What is at stake in America today?

May Day march
Immigrants brought back the celebration of May Day in 2006.Thousands marched in Washington D.C.
PHOTO: ADRIAN C. GARCIA

 

Turmoil and conflict capture our attention nearly every day.

New caravans of displaced migrants are on the road, even as previously arrived asylum seekers are treated inhumanely and families face separation. Armed U.S. vigilantes arrive at the border to “assist” ICE, as Trump clamors for his wall. The threat of war in Venezuela captures our attention as our president contemplates armed intervention.

Everything appears in flux as constant change, instability, and violence grow. All of our old guideposts appear to lead us nowhere. On internationally celebrated May First organized labor as we knew it appears to be in retreat, as GM shifts plants to Mexico.

But wildcat strikes (not sanctioned by the official unions) break out in Mexico due to poverty wages despite an increase in the minimum wage. Housing insecurity rocks California and new organizations are forming to fight it. Community efforts lead to a first civilian police-advisory commission in Chicago in response to unchecked police-involved killings around the country.

 

PHOTO: ADRIAN C. GARCIA

 

In this setting, some hearken to the past with slogans such as “make America great again.” But thanks in part to Bernie Sanders’ 2016 presidential campaign, talk of socialism is on the agenda again, after being absent from our national discourse for decades.

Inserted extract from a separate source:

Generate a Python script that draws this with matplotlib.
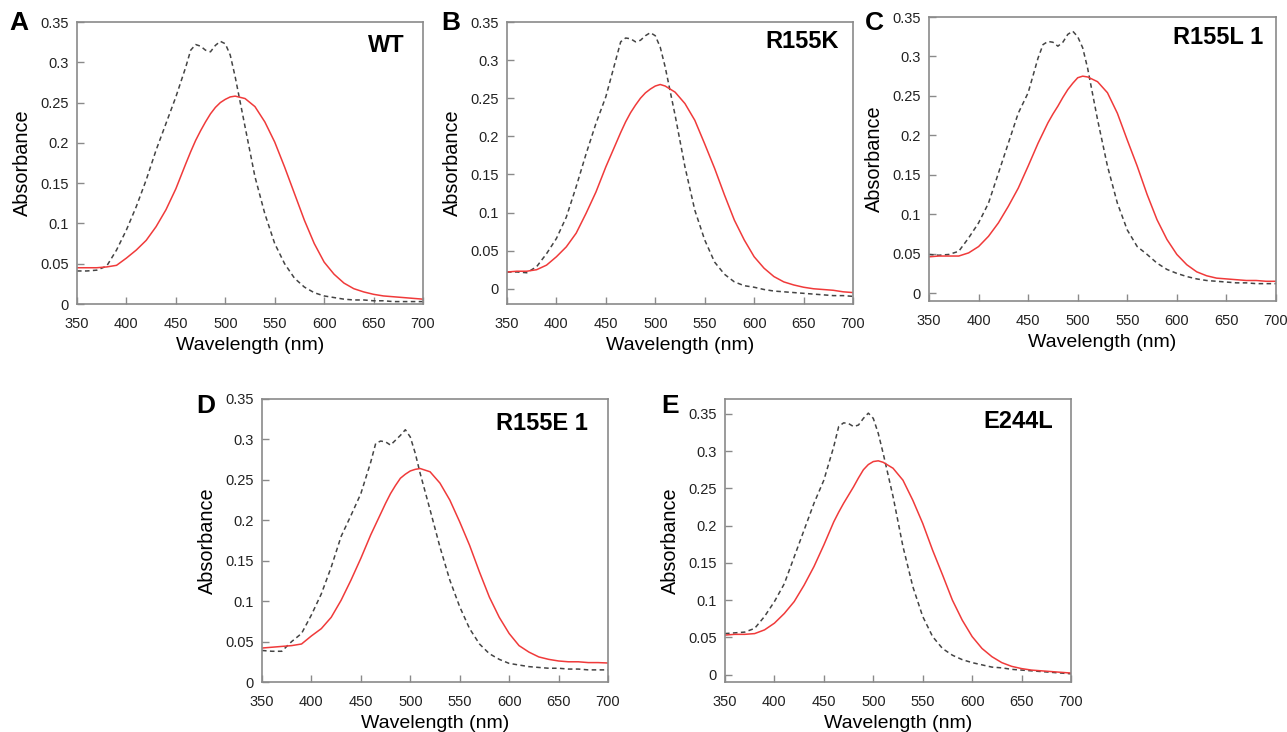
#!/usr/bin/env python3
import matplotlib
matplotlib.use('Agg')
import matplotlib.pyplot as plt
from matplotlib.ticker import FuncFormatter

plt.rcParams['font.family'] = ['Liberation Sans', 'DejaVu Sans']

# wavelength grid (nm) shared by every trace
wl = [350, 360, 370, 380, 390, 400, 410, 420, 430, 440, 450, 460, 465, 470, 475,
      480, 485, 490, 495, 500, 505, 510, 520, 530, 540, 550, 560, 570, 580, 590,
      600, 610, 620, 630, 640, 650, 660, 670, 680, 690, 700]

# panel A - WT
wt_red = [.045, .045, .045, .046, .048, .057, .067, .079, .096, .117, .143, .174, .189, .203, .215,
          .226, .236, .244, .250, .254, .257, .258, .255, .245, .226, .201, .170, .137, .104, .075,
          .052, .037, .026, .019, .015, .012, .010, .009, .008, .007, .006]
wt_dash = [.041, .041, .042, .047, .067, .092, .121, .154, .191, .224, .257, .294, .315, .322, .320,
           .315, .313, .321, .326, .323, .309, .282, .220, .158, .112, .075, .050, .032, .021, .014,
           .010, .008, .006, .005, .005, .004, .004, .003, .003, .003, .003]

# panel B - R155K
r155k_red = [.022, .023, .023, .025, .031, .042, .055, .073, .099, .127, .160, .190, .205, .219, .231,
             .241, .250, .257, .262, .266, .268, .266, .258, .243, .221, .190, .158, .123, .090, .064,
             .042, .027, .016, .009, .005, .002, .000, -.001, -.002, -.004, -.005]
r155k_dash = [.022, .022, .021, .029, .046, .066, .094, .134, .177, .217, .252, .300, .324, .329, .328,
              .324, .326, .332, .336, .332, .317, .291, .228, .160, .103, .064, .035, .019, .009, .004,
              .002, -.001, -.003, -.004, -.005, -.006, -.007, -.008, -.009, -.009, -.010]

# panel C - R155L 1
r155l_red = [.046, .047, .047, .047, .051, .059, .072, .089, .110, .133, .161, .190, .203, .216, .227,
             .237, .248, .258, .266, .273, .275, .274, .268, .254, .228, .194, .161, .125, .093, .068,
             .049, .036, .027, .022, .019, .018, .017, .016, .016, .015, .015]
r155l_dash = [.049, .048, .049, .053, .070, .089, .114, .152, .190, .228, .254, .298, .315, .319, .318,
              .313, .318, .328, .332, .325, .311, .285, .220, .161, .114, .080, .059, .049, .038, .030,
              .025, .021, .018, .016, .015, .014, .013, .013, .012, .012, .012]

# panel D - R155E 1
r155e_red = [.042, .043, .044, .045, .047, .057, .066, .080, .101, .126, .153, .182, .195, .208, .221,
             .233, .243, .252, .257, .261, .263, .264, .260, .246, .225, .198, .169, .136, .105, .080,
             .060, .045, .037, .031, .028, .026, .025, .025, .024, .024, .0235]
r155e_dash = [.039, .038, .038, .050, .060, .083, .109, .142, .180, .206, .233, .272, .295, .298, .297,
              .293, .299, .305, .312, .303, .283, .258, .213, .167, .126, .093, .066, .047, .035, .028,
              .023, .021, .019, .018, .017, .017, .016, .016, .015, .015, .015]

# panel E - E244L
e244l_red = [.053, .054, .054, .055, .060, .069, .082, .098, .120, .145, .174, .205, .218, .230, .241,
             .252, .264, .275, .282, .286, .287, .285, .277, .261, .234, .203, .167, .134, .100, .073,
             .051, .035, .024, .016, .011, .008, .006, .005, .004, .003, .002]
e244l_dash = [.055, .056, .057, .062, .078, .098, .122, .158, .194, .230, .261, .306, .333, .338, .337,
              .333, .335, .344, .351, .344, .324, .297, .239, .172, .118, .078, .051, .035, .026, .020,
              .016, .013, .010, .009, .007, .006, .005, .004, .003, .002, .001]

letters = ['A', 'B', 'C', 'D', 'E']
names = ['WT', 'R155K', 'R155L 1', 'R155E 1', 'E244L']
reds = [wt_red, r155k_red, r155l_red, r155e_red, e244l_red]
dashes = [wt_dash, r155k_dash, r155l_dash, r155e_dash, e244l_dash]
ylims = [(0, 0.35), (-0.02, 0.35), (-0.01, 0.35), (0, 0.35), (-0.01, 0.37)]
yticks = [0, 0.05, 0.1, 0.15, 0.2, 0.25, 0.3, 0.35]
xticks = [350, 400, 450, 500, 550, 600, 650, 700]

W, H = 1287, 732
# axes boxes in pixels: left, top, right, bottom
boxes = [(77, 22, 423, 304), (507, 22, 853, 304), (929, 17, 1276, 301),
         (262, 399, 608, 682), (725, 399, 1071, 682)]
letter_pos = [(19, 23), (451, 23), (874, 23), (206, 406), (670, 406)]
name_pos = [(405, 45), (839, 42), (1263, 38), (588, 423), (1053, 422)]

fig = plt.figure(figsize=(W / 100, H / 100), dpi=100)
grey = '#8a8a8a'

for i in range(5):
    l, t, r, b = boxes[i]
    ax = fig.add_axes([l / W, 1 - b / H, (r - l) / W, (b - t) / H])
    ax.plot(wl, dashes[i], color='#444444', lw=1.1, dashes=(3, 2.2))
    ax.plot(wl, reds[i], color='#f03a3a', lw=1.1)
    ax.set_xlim(350, 700)
    ax.set_ylim(*ylims[i])
    ax.set_xticks(xticks)
    ax.set_yticks(yticks)
    ax.yaxis.set_major_formatter(FuncFormatter(lambda v, p: '%g' % round(v, 2)))
    ax.tick_params(direction='in', length=5, width=1, color=grey, labelsize=10.5,
                   labelcolor='#222222', pad=6)
    ax.tick_params(axis='x', pad=9)
    for s in ax.spines.values():
        s.set_color(grey)
        s.set_linewidth(1.2)
    ax.set_xlabel('Wavelength (nm)', fontsize=14, labelpad=5)
    ax.set_ylabel('Absorbance', fontsize=14.3, labelpad=6)
    fig.text(letter_pos[i][0] / W, 1 - letter_pos[i][1] / H, letters[i], fontsize=19,
             fontweight='bold', ha='center', va='center')
    fig.text(name_pos[i][0] / W, 1 - name_pos[i][1] / H, names[i], fontsize=17,
             fontweight='bold', ha='right', va='center')

fig.savefig('out.png', dpi=100)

The most women ever elected to political office — with several promoting true family values and socialist ideals — comes as a response to President Trump’s wholesale assault on people’s needs. Voters elect five socialists as aldermen in Chicago. Socialist ideals espoused by newly elected women are openly discussed, and Democratic Party spokesmen are forced to defend them against threats from extremists.

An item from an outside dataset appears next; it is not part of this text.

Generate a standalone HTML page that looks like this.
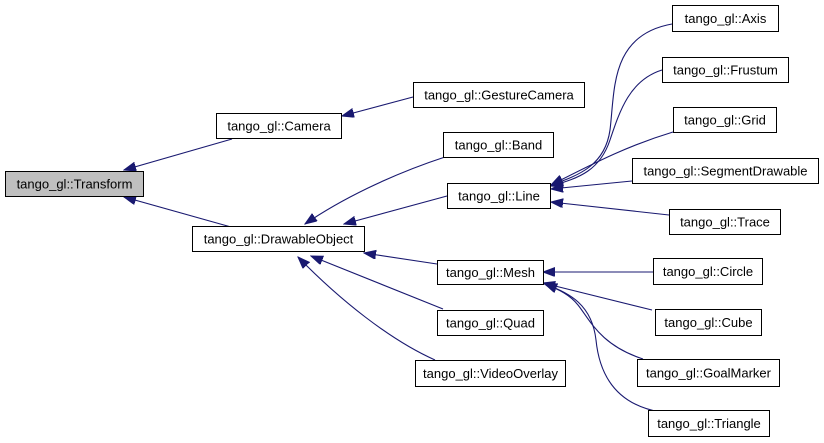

We live in a highly polarized environment. Profound changes in the economy underlie the social and political changes that we see. To quote Congresswoman Alexandria Ocasio-Cortez:

“We should not be haunted by the specter of being automated out of work. We should be excited by that. But the reason we’re not excited by it is because we live in a society where if you don’t have a job, you are left to die. And that is, at its core, our problem.”

That understanding helps to explain why even legal-immigrant veterans such as Joaquin Sotelo face deportation after risking their lives for this country, why rapper Savage was detained and threatened with deportation for his performances protesting police abuse of youth, and why hunger strikers protesting the inhumane profit-driven detention of immigrants are being force fed.

As long as we think in terms of what appeared to make sense in the past, we remain divided and potentially thrust at each other’s throats. Another world is possible. The abundance of the new technology promises a world of plenty, but only if we seize the opportunity before it is too late.